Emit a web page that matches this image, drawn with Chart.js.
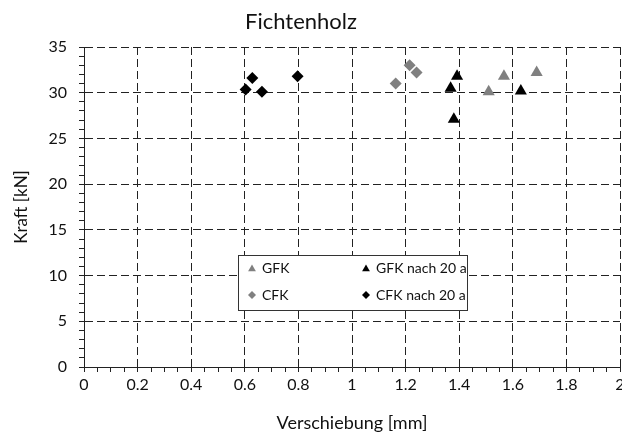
<!DOCTYPE html>
<html>
<head>
<meta charset="utf-8">
<script src="https://cdn.jsdelivr.net/npm/chart.js@4"></script>
<style>
  body { margin: 0; background: #fff; }
  #wrap { width: 622px; height: 432px; }
</style>
</head>
<body>
<div id="wrap"><canvas id="myChart" width="622" height="432"></canvas></div>
<script>
// data
var gfkX = [1.51, 1.567, 1.689];
var gfkY = [30.1, 31.8, 32.2];
var cfkX = [1.163, 1.215, 1.241];
var cfkY = [31.0, 33.0, 32.2];
var gfk20X = [1.368, 1.392, 1.38, 1.63];
var gfk20Y = [30.5, 31.8, 27.1, 30.2];
var cfk20X = [0.603, 0.628, 0.664, 0.797];
var cfk20Y = [30.35, 31.6, 30.1, 31.8];
var seriesNames = ["GFK", "CFK", "GFK nach 20 a", "CFK nach 20 a"];

var GREY = "#808080";
var FONT = "Lato, 'Open Sans', sans-serif";

function pts(xs, ys) {
  return xs.map(function (x, i) { return { x: x, y: ys[i] }; });
}

function isMajor(v, step) {
  var r = v / step;
  return Math.abs(r - Math.round(r)) < 1e-6;
}

// legend box inside the plot, like the excel original
var boxLegend = {
  id: "boxLegend",
  afterDraw: function (chart) {
    var ctx = chart.ctx;
    var x0 = 238, y0 = 255, w = 229, h = 55;
    ctx.save();
    ctx.fillStyle = "#fff";
    ctx.fillRect(x0, y0, w, h);
    ctx.strokeStyle = "#333";
    ctx.lineWidth = 1;
    ctx.strokeRect(x0 + 0.5, y0 + 0.5, w, h);
    ctx.font = "14px " + FONT;
    ctx.textBaseline = "middle";
    var cols = [x0 + 14, x0 + 128];
    var rows = [y0 + 13, y0 + 40];
    chart.data.datasets.forEach(function (ds, i) {
      var cx = cols[Math.floor(i / 2)];
      var cy = rows[i % 2];
      var tri = ds.pointStyle === "triangle";
      ctx.fillStyle = ds.backgroundColor;
      ctx.strokeStyle = ds.backgroundColor;
      Chart.helpers.drawPoint(ctx, {
        pointStyle: ds.pointStyle,
        radius: tri ? 4.5 : 4,
        borderWidth: 0
      }, cx, cy + (tri ? 1 : 0));
      ctx.fillStyle = "#111";
      ctx.fillText(ds.label, cx + 10, cy);
    });
    ctx.restore();
  }
};

var ctx = document.getElementById("myChart").getContext("2d");
var myChart = new Chart(ctx, {
  type: "scatter",
  data: {
    datasets: [
      { label: seriesNames[0], data: pts(gfkX, gfkY), pointStyle: "triangle", pointRadius: 7, backgroundColor: GREY, borderColor: GREY, borderWidth: 0 },
      { label: seriesNames[1], data: pts(cfkX, cfkY), pointStyle: "rectRot", pointRadius: 6, backgroundColor: GREY, borderColor: GREY, borderWidth: 0 },
      { label: seriesNames[2], data: pts(gfk20X, gfk20Y), pointStyle: "triangle", pointRadius: 7, backgroundColor: "#000", borderColor: "#000", borderWidth: 0 },
      { label: seriesNames[3], data: pts(cfk20X, cfk20Y), pointStyle: "rectRot", pointRadius: 6, backgroundColor: "#000", borderColor: "#000", borderWidth: 0 }
    ]
  },
  options: {
    responsive: false,
    animation: false,
    layout: { autoPadding: false, padding: { top: 47, right: 2, left: 0, bottom: 0 } },
    plugins: {
      legend: { display: false },
      tooltip: { enabled: false },
      title: { display: false }
    },
    scales: {
      x: {
        type: "linear",
        min: 0,
        max: 2,
        afterFit: function (s) { s.height = 65; s.paddingRight = 0; s.paddingLeft = 0; },
        afterBuildTicks: function (s) {
          s.ticks = [];
          for (var i = 0; i <= 40; i++) s.ticks.push({ value: i * 0.05 });
        },
        ticks: {
          autoSkip: false,
          maxRotation: 0,
          padding: 3,
          color: "#111",
          font: { family: FONT, size: 16 },
          callback: function (v) {
            return isMajor(v, 0.2) ? String(Math.round(v * 10) / 10) : "";
          }
        },
        grid: {
          tickLength: 5,
          lineWidth: 1,
          color: function (c) {
            var v = c.tick ? c.tick.value : 0;
            return isMajor(v, 0.2) && v > 0 ? "#222" : "rgba(0,0,0,0)";
          },
          tickColor: "#222"
        },
        border: { display: true, color: "#222", width: 1, dash: [8, 4] },
        title: {
          display: true,
          text: "Verschiebung [mm]",
          color: "#111",
          font: { family: FONT, size: 18 },
          padding: { top: 0, bottom: -2 }
        }
      },
      y: {
        type: "linear",
        min: 0,
        max: 35,
        afterFit: function (s) { s.width = 84; s.paddingTop = 0; s.paddingBottom = 0; },
        afterBuildTicks: function (s) {
          s.ticks = [];
          for (var i = 0; i <= 35; i++) s.ticks.push({ value: i });
        },
        ticks: {
          autoSkip: false,
          padding: 12,
          color: "#111",
          font: { family: FONT, size: 16 },
          callback: function (v) { return v % 5 === 0 ? String(v) : ""; }
        },
        grid: {
          tickLength: 5,
          lineWidth: 1,
          color: function (c) {
            var v = c.tick ? c.tick.value : 0;
            return v % 5 === 0 && v > 0 ? "#222" : "rgba(0,0,0,0)";
          },
          tickColor: "#222"
        },
        border: { display: true, color: "#222", width: 1, dash: [8, 4] },
        title: {
          display: true,
          text: "Kraft [kN]",
          color: "#111",
          font: { family: FONT, size: 17 },
          padding: { top: 11, bottom: 0 }
        }
      }
    }
  },
  plugins: [boxLegend, {
    id: "chartTitle",
    afterDraw: function (chart) {
      var c = chart.ctx;
      c.save();
      c.font = "22px " + FONT;
      c.fillStyle = "#111";
      c.textAlign = "center";
      c.textBaseline = "middle";
      c.fillText("Fichtenholz", 301, 22);
      c.restore();
    }
  }]
});
</script>
</body>
</html>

^^^^^^^^

Copy the listing exactly. Any image in it stays out of the copy.

Reply
Emit a web page that matches this image, drawn with Chart.js.
<!DOCTYPE html>
<html>
<head>
<meta charset="utf-8">
<script src="https://cdn.jsdelivr.net/npm/chart.js@4"></script>
<style>
  body { margin: 0; background: #fff; }
  #wrap { width: 622px; height: 432px; }
</style>
</head>
<body>
<div id="wrap"><canvas id="myChart" width="622" height="432"></canvas></div>
<script>
// data
var gfkX = [1.51, 1.567, 1.689];
var gfkY = [30.1, 31.8, 32.2];
var cfkX = [1.163, 1.215, 1.241];
var cfkY = [31.0, 33.0, 32.2];
var gfk20X = [1.368, 1.392, 1.38, 1.63];
var gfk20Y = [30.5, 31.8, 27.1, 30.2];
var cfk20X = [0.603, 0.628, 0.664, 0.797];
var cfk20Y = [30.35, 31.6, 30.1, 31.8];
var seriesNames = ["GFK", "CFK", "GFK nach 20 a", "CFK nach 20 a"];

var GREY = "#808080";
var FONT = "Lato, 'Open Sans', sans-serif";

function pts(xs, ys) {
  return xs.map(function (x, i) { return { x: x, y: ys[i] }; });
}

function isMajor(v, step) {
  var r = v / step;
  return Math.abs(r - Math.round(r)) < 1e-6;
}

// legend box inside the plot, like the excel original
var boxLegend = {
  id: "boxLegend",
  afterDraw: function (chart) {
    var ctx = chart.ctx;
    var x0 = 238, y0 = 255, w = 229, h = 55;
    ctx.save();
    ctx.fillStyle = "#fff";
    ctx.fillRect(x0, y0, w, h);
    ctx.strokeStyle = "#333";
    ctx.lineWidth = 1;
    ctx.strokeRect(x0 + 0.5, y0 + 0.5, w, h);
    ctx.font = "14px " + FONT;
    ctx.textBaseline = "middle";
    var cols = [x0 + 14, x0 + 128];
    var rows = [y0 + 13, y0 + 40];
    chart.data.datasets.forEach(function (ds, i) {
      var cx = cols[Math.floor(i / 2)];
      var cy = rows[i % 2];
      var tri = ds.pointStyle === "triangle";
      ctx.fillStyle = ds.backgroundColor;
      ctx.strokeStyle = ds.backgroundColor;
      Chart.helpers.drawPoint(ctx, {
        pointStyle: ds.pointStyle,
        radius: tri ? 4.5 : 4,
        borderWidth: 0
      }, cx, cy + (tri ? 1 : 0));
      ctx.fillStyle = "#111";
      ctx.fillText(ds.label, cx + 10, cy);
    });
    ctx.restore();
  }
};

var ctx = document.getElementById("myChart").getContext("2d");
var myChart = new Chart(ctx, {
  type: "scatter",
  data: {
    datasets: [
      { label: seriesNames[0], data: pts(gfkX, gfkY), pointStyle: "triangle", pointRadius: 7, backgroundColor: GREY, borderColor: GREY, borderWidth: 0 },
      { label: seriesNames[1], data: pts(cfkX, cfkY), pointStyle: "rectRot", pointRadius: 6, backgroundColor: GREY, borderColor: GREY, borderWidth: 0 },
      { label: seriesNames[2], data: pts(gfk20X, gfk20Y), pointStyle: "triangle", pointRadius: 7, backgroundColor: "#000", borderColor: "#000", borderWidth: 0 },
      { label: seriesNames[3], data: pts(cfk20X, cfk20Y), pointStyle: "rectRot", pointRadius: 6, backgroundColor: "#000", borderColor: "#000", borderWidth: 0 }
    ]
  },
  options: {
    responsive: false,
    animation: false,
    layout: { autoPadding: false, padding: { top: 47, right: 2, left: 0, bottom: 0 } },
    plugins: {
      legend: { display: false },
      tooltip: { enabled: false },
      title: { display: false }
    },
    scales: {
      x: {
        type: "linear",
        min: 0,
        max: 2,
        afterFit: function (s) { s.height = 65; s.paddingRight = 0; s.paddingLeft = 0; },
        afterBuildTicks: function (s) {
          s.ticks = [];
          for (var i = 0; i <= 40; i++) s.ticks.push({ value: i * 0.05 });
        },
        ticks: {
          autoSkip: false,
          maxRotation: 0,
          padding: 3,
          color: "#111",
          font: { family: FONT, size: 16 },
          callback: function (v) {
            return isMajor(v, 0.2) ? String(Math.round(v * 10) / 10) : "";
          }
        },
        grid: {
          tickLength: 5,
          lineWidth: 1,
          color: function (c) {
            var v = c.tick ? c.tick.value : 0;
            return isMajor(v, 0.2) && v > 0 ? "#222" : "rgba(0,0,0,0)";
          },
          tickColor: "#222"
        },
        border: { display: true, color: "#222", width: 1, dash: [8, 4] },
        title: {
          display: true,
          text: "Verschiebung [mm]",
          color: "#111",
          font: { family: FONT, size: 18 },
          padding: { top: 0, bottom: -2 }
        }
      },
      y: {
        type: "linear",
        min: 0,
        max: 35,
        afterFit: function (s) { s.width = 84; s.paddingTop = 0; s.paddingBottom = 0; },
        afterBuildTicks: function (s) {
          s.ticks = [];
          for (var i = 0; i <= 35; i++) s.ticks.push({ value: i });
        },
        ticks: {
          autoSkip: false,
          padding: 12,
          color: "#111",
          font: { family: FONT, size: 16 },
          callback: function (v) { return v % 5 === 0 ? String(v) : ""; }
        },
        grid: {
          tickLength: 5,
          lineWidth: 1,
          color: function (c) {
            var v = c.tick ? c.tick.value : 0;
            return v % 5 === 0 && v > 0 ? "#222" : "rgba(0,0,0,0)";
          },
          tickColor: "#222"
        },
        border: { display: true, color: "#222", width: 1, dash: [8, 4] },
        title: {
          display: true,
          text: "Kraft [kN]",
          color: "#111",
          font: { family: FONT, size: 17 },
          padding: { top: 11, bottom: 0 }
        }
      }
    }
  },
  plugins: [boxLegend, {
    id: "chartTitle",
    afterDraw: function (chart) {
      var c = chart.ctx;
      c.save();
      c.font = "22px " + FONT;
      c.fillStyle = "#111";
      c.textAlign = "center";
      c.textBaseline = "middle";
      c.fillText("Fichtenholz", 301, 22);
      c.restore();
    }
  }]
});
</script>
</body>
</html>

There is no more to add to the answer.